* **Task prompt**:
Emit the data below verbatim, stripping out any pictures.

%%

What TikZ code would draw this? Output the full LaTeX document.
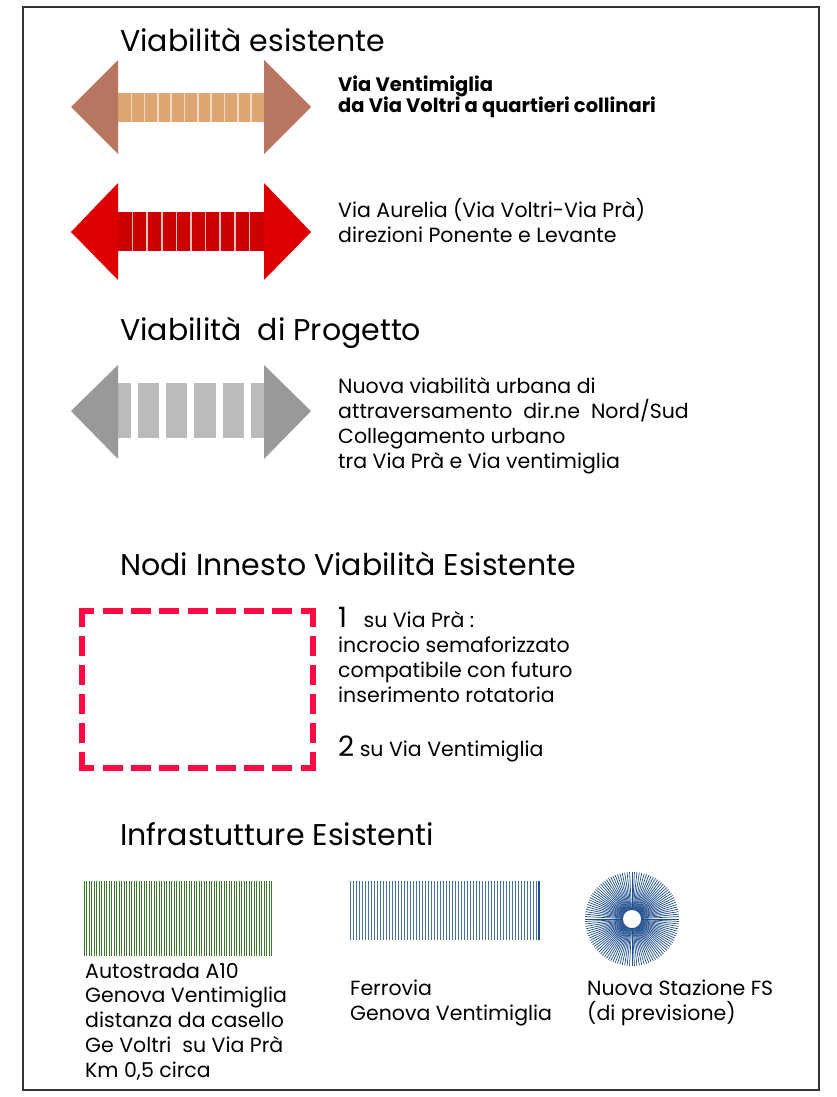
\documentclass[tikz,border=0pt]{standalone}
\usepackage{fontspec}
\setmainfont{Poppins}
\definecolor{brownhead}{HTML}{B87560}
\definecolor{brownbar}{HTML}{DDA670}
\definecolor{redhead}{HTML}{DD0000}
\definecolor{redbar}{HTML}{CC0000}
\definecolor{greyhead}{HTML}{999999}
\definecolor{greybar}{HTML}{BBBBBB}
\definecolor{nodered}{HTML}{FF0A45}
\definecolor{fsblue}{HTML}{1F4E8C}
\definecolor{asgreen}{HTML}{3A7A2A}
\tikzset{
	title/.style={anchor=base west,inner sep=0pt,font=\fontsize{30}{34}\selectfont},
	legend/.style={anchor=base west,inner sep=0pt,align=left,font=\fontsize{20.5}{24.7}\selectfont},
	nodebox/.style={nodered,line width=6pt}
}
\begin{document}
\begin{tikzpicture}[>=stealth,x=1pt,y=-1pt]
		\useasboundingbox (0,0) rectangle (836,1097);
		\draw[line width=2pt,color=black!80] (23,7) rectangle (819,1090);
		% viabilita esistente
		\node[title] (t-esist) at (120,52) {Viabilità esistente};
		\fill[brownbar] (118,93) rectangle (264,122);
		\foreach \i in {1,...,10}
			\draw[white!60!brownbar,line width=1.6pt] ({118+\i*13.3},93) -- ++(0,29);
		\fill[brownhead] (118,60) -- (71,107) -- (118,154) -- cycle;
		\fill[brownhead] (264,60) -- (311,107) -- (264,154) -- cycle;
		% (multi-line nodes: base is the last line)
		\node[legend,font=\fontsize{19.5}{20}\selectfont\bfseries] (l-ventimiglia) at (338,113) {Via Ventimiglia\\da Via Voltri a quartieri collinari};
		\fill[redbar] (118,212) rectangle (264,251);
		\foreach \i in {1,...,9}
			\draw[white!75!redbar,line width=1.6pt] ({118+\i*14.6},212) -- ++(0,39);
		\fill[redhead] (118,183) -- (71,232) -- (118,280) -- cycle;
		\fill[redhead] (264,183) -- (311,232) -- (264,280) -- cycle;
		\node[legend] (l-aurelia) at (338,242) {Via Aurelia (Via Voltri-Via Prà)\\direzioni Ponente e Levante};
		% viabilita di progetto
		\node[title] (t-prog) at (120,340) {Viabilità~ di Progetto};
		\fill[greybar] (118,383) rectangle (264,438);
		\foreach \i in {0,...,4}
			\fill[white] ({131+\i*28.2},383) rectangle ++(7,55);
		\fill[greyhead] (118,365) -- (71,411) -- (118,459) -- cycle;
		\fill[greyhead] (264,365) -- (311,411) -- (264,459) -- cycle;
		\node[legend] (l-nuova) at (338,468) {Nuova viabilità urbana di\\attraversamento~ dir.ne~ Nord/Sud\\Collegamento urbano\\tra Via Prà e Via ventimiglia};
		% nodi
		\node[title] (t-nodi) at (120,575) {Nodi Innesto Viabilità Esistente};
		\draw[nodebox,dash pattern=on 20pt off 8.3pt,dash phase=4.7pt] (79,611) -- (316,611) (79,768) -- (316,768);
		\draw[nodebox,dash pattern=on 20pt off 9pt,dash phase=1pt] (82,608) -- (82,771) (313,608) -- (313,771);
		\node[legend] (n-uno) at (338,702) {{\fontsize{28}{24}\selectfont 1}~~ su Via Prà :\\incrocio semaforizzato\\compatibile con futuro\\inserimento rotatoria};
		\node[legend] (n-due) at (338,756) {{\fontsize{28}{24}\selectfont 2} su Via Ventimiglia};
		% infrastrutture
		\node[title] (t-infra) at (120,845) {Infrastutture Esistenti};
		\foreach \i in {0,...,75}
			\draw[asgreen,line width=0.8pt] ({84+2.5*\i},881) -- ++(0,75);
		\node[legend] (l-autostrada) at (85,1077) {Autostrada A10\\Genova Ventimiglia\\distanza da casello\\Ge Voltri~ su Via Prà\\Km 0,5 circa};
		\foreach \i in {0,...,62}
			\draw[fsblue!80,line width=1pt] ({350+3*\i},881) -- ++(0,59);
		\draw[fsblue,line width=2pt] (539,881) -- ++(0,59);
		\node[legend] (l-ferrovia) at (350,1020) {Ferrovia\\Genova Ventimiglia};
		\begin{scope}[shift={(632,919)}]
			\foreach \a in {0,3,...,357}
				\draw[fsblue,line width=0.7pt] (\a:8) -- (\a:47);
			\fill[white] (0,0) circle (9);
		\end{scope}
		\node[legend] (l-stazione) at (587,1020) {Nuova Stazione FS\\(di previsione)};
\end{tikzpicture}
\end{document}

%%

* **Output for this exercise**:
What TikZ code would draw this? Output the full LaTeX document.
\documentclass[tikz,border=0pt]{standalone}
\usepackage{fontspec}
\setmainfont{Poppins}
\definecolor{brownhead}{HTML}{B87560}
\definecolor{brownbar}{HTML}{DDA670}
\definecolor{redhead}{HTML}{DD0000}
\definecolor{redbar}{HTML}{CC0000}
\definecolor{greyhead}{HTML}{999999}
\definecolor{greybar}{HTML}{BBBBBB}
\definecolor{nodered}{HTML}{FF0A45}
\definecolor{fsblue}{HTML}{1F4E8C}
\definecolor{asgreen}{HTML}{3A7A2A}
\tikzset{
	title/.style={anchor=base west,inner sep=0pt,font=\fontsize{30}{34}\selectfont},
	legend/.style={anchor=base west,inner sep=0pt,align=left,font=\fontsize{20.5}{24.7}\selectfont},
	nodebox/.style={nodered,line width=6pt}
}
\begin{document}
\begin{tikzpicture}[>=stealth,x=1pt,y=-1pt]
		\useasboundingbox (0,0) rectangle (836,1097);
		\draw[line width=2pt,color=black!80] (23,7) rectangle (819,1090);
		% viabilita esistente
		\node[title] (t-esist) at (120,52) {Viabilità esistente};
		\fill[brownbar] (118,93) rectangle (264,122);
		\foreach \i in {1,...,10}
			\draw[white!60!brownbar,line width=1.6pt] ({118+\i*13.3},93) -- ++(0,29);
		\fill[brownhead] (118,60) -- (71,107) -- (118,154) -- cycle;
		\fill[brownhead] (264,60) -- (311,107) -- (264,154) -- cycle;
		% (multi-line nodes: base is the last line)
		\node[legend,font=\fontsize{19.5}{20}\selectfont\bfseries] (l-ventimiglia) at (338,113) {Via Ventimiglia\\da Via Voltri a quartieri collinari};
		\fill[redbar] (118,212) rectangle (264,251);
		\foreach \i in {1,...,9}
			\draw[white!75!redbar,line width=1.6pt] ({118+\i*14.6},212) -- ++(0,39);
		\fill[redhead] (118,183) -- (71,232) -- (118,280) -- cycle;
		\fill[redhead] (264,183) -- (311,232) -- (264,280) -- cycle;
		\node[legend] (l-aurelia) at (338,242) {Via Aurelia (Via Voltri-Via Prà)\\direzioni Ponente e Levante};
		% viabilita di progetto
		\node[title] (t-prog) at (120,340) {Viabilità~ di Progetto};
		\fill[greybar] (118,383) rectangle (264,438);
		\foreach \i in {0,...,4}
			\fill[white] ({131+\i*28.2},383) rectangle ++(7,55);
		\fill[greyhead] (118,365) -- (71,411) -- (118,459) -- cycle;
		\fill[greyhead] (264,365) -- (311,411) -- (264,459) -- cycle;
		\node[legend] (l-nuova) at (338,468) {Nuova viabilità urbana di\\attraversamento~ dir.ne~ Nord/Sud\\Collegamento urbano\\tra Via Prà e Via ventimiglia};
		% nodi
		\node[title] (t-nodi) at (120,575) {Nodi Innesto Viabilità Esistente};
		\draw[nodebox,dash pattern=on 20pt off 8.3pt,dash phase=4.7pt] (79,611) -- (316,611) (79,768) -- (316,768);
		\draw[nodebox,dash pattern=on 20pt off 9pt,dash phase=1pt] (82,608) -- (82,771) (313,608) -- (313,771);
		\node[legend] (n-uno) at (338,702) {{\fontsize{28}{24}\selectfont 1}~~ su Via Prà :\\incrocio semaforizzato\\compatibile con futuro\\inserimento rotatoria};
		\node[legend] (n-due) at (338,756) {{\fontsize{28}{24}\selectfont 2} su Via Ventimiglia};
		% infrastrutture
		\node[title] (t-infra) at (120,845) {Infrastutture Esistenti};
		\foreach \i in {0,...,75}
			\draw[asgreen,line width=0.8pt] ({84+2.5*\i},881) -- ++(0,75);
		\node[legend] (l-autostrada) at (85,1077) {Autostrada A10\\Genova Ventimiglia\\distanza da casello\\Ge Voltri~ su Via Prà\\Km 0,5 circa};
		\foreach \i in {0,...,62}
			\draw[fsblue!80,line width=1pt] ({350+3*\i},881) -- ++(0,59);
		\draw[fsblue,line width=2pt] (539,881) -- ++(0,59);
		\node[legend] (l-ferrovia) at (350,1020) {Ferrovia\\Genova Ventimiglia};
		\begin{scope}[shift={(632,919)}]
			\foreach \a in {0,3,...,357}
				\draw[fsblue,line width=0.7pt] (\a:8) -- (\a:47);
			\fill[white] (0,0) circle (9);
		\end{scope}
		\node[legend] (l-stazione) at (587,1020) {Nuova Stazione FS\\(di previsione)};
\end{tikzpicture}
\end{document}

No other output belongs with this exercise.